What exactly is a "Functional Programming Language"
I don’t believe the term “functional” is a meaningful description of a programming language. It’s hard to come up with a definition of the term that includes all the languages that brand themselves as “functional” that wouldn’t include all modern programming languages.
In a so called functional language, you’ll certainly find closures and first class functions, but name a general purpose language from the last 30 years that doesn’t have these features. It’s likely you be encouraged to avoid mutable state, but rare are the languages that prevent mutation (and these are the purely functional languages - a term which is well-defined) The standard library will probably come with a collection of persistent, immutable data structures, but any language can have such a library.
Recursion will likely be the preferred (or perhaps only) form of iteration, and if you’re lucky the language implementation (or even the language spec if you’re extra lucky) will employ tail-call optimisation so you don’t (necessarily!) blow up your stack when calling functions recursively.
Algebraic data types, pattern matching, and expressive type systems all frequently make appearances in functional languages.

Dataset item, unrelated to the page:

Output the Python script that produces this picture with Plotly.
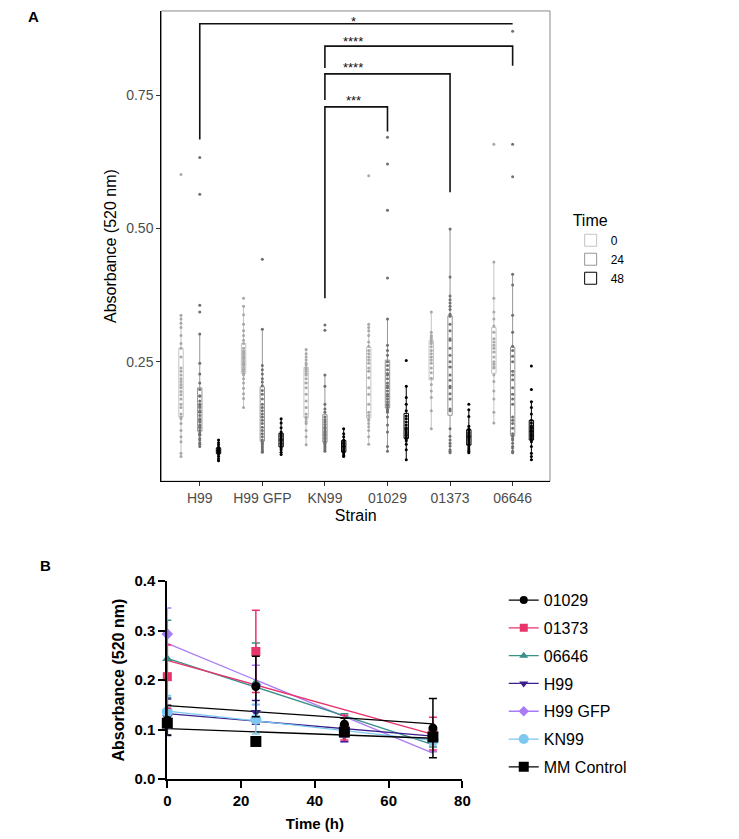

Lisp is a notable exception which has none of these. It doesn’t seem prudent to conflate these terms with functional programming though.
Perhaps “functional” is a useful word for describing a design space attractor. In practice, it may turn out that all the features listed here go well together. Maybe the term was more meaningful back in a time when the programming language ecosystem was less diverse, and the functional/imperative dichotomy was stronger. Has the success of functional languages of the past, and their subsequent influence on the design of new languages, ultimately led to the term losing all meaning?